Ian Bostridge est un Jephtha scéniquement émouvant, mais qui, surtout dans la première partie, a une voix assez instable, avec un vibrato prononcé, assez dérangeant. La prononciation de l'anglais est de surcroît pas des meilleures. Tous ses défauts semblent s'envoler au cours d'un "Waft her, angels, through the skies" éblouissant, interriorisé, doux et d'une sensibilité merveilleuse : le climax de la soirée.
Marie-Nicole Lemieux domine à mes yeux le plateau par un engagement total, une diction et une musicalité confondantes : on pense à son extraordinaire Cassandre au disque et on reste abasourdi devant tant de maîtrise vocale et de présence scénique. Chacune de ses interventions est un délice sur tous les plans.
Katherine Watson est charmante, sensible, mais - caractérisation oblige ? - elle manque un peu de personnalité : c'est très joli, mais un peu sans histoire. Électricité de la seconde partie oblige, elle s'est métamorphosée pour offrir un "Farewell, ye limpid springs and floods" poignant.
Tim Mead est un beau Hamor : projection remarquable, technique irréprochable, bonne diction ; mais de mon côté, pas de grande émotion.
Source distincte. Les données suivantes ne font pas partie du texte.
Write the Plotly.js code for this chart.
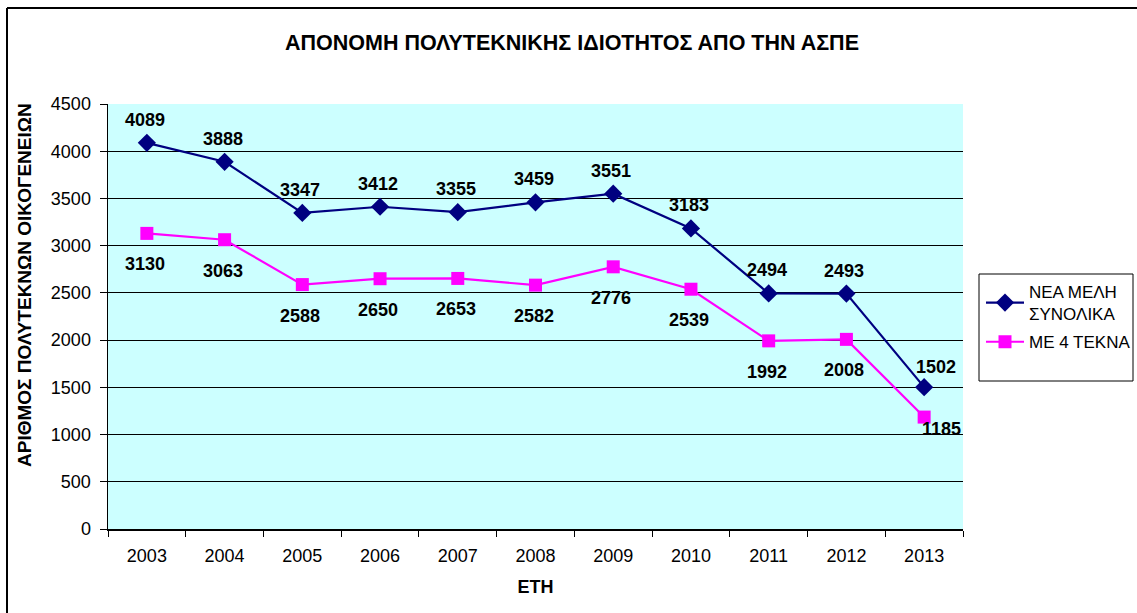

J'ai été immédiatement charmé par le timbre de Philippe Sly, mais il ne s'est pas assez approprié le personnage pour offrir une incarnation intéressante. Cependant, une sorte de noblesse maladroite dans la seconde partie que j'ai beaucoup aimée.
Captivant Angel de Valer Sabadus, au timbre enchanteur, offrant des aigus d'une pureté incomparable. On demeure yeux et oreilles grandes ouvertes devant cette apparition surnaturelle.

Direction de William Christie très attentive, trop peu engagée dans la première partie, mais qui se révèle contrastée et ductile dans la seconde partie. Il parvient à installer de très beaux climats et à révéler les belles couleurs instrumentales de son Orchestre des Arts Florissants, excellent, malgré quelques petits couacs au début de la représentation.
Que dire du Choeur des Arts Florissants sinon qu'il a été en tout point formidable ? Nuances, diction, clarté dans la différenciation des registres et unité d'ensemble remarquables. Un "How dark, O Lord, are Thy decrees" d'une expressivité bouleversante...

Une belle soirée, où l'on a découvert in vivo cette oeuvre précieuse. Et quel bonheur, pour une fois, de pouvoir lire sur l'écran de surtitrage le texte original et sa traduction française !
La salle était pleine, très attentive et semblait très heureuse à la fin. Triomphe pour Christie.